Depot officials agree there are a lot of dedicated people working on the helmet bracket project.

"As a team they've proven they are capable of great things," said Tom Sweeney, logistics management specialist, noting how supportive everyone has been since the program began years ago. Sweeney anticipates future requirements to include more work with the current design as well as the possibility for work on the Enhanced Combat Helmet design for the Marine Corps.

Tobyhanna Army Depot is the Defense Department's largest center for the repair, overhaul and fabrication of a wide variety of electronics systems and components, from tactical field radios to the ground terminals for the defense satellite communications network. Tobyhanna's missions support all branches of the armed forces.

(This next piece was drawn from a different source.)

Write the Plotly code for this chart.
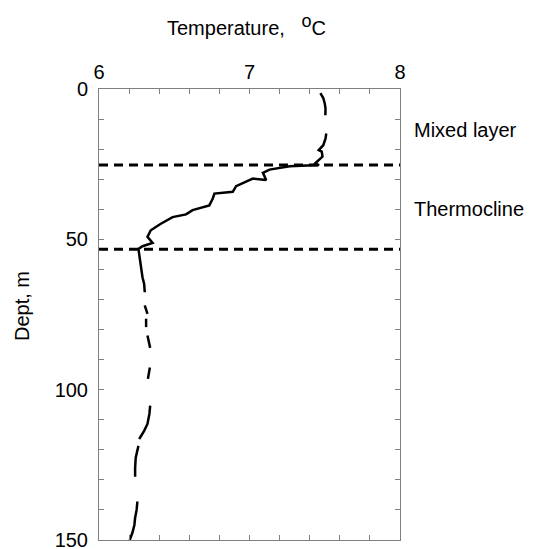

About 5,600 personnel are employed at Tobyhanna, which is located in the Pocono Mountains of northeastern Pennsylvania.

Tobyhanna Army Depot is part of the U.S. Army CECOM Life Cycle Management Command. Headquartered at Fort Monmouth, N.J., the command's mission is to research, develop, acquire, field and sustain communications, command, control computer, intelligence, electronic warfare and sensors capabilities for the armed forces.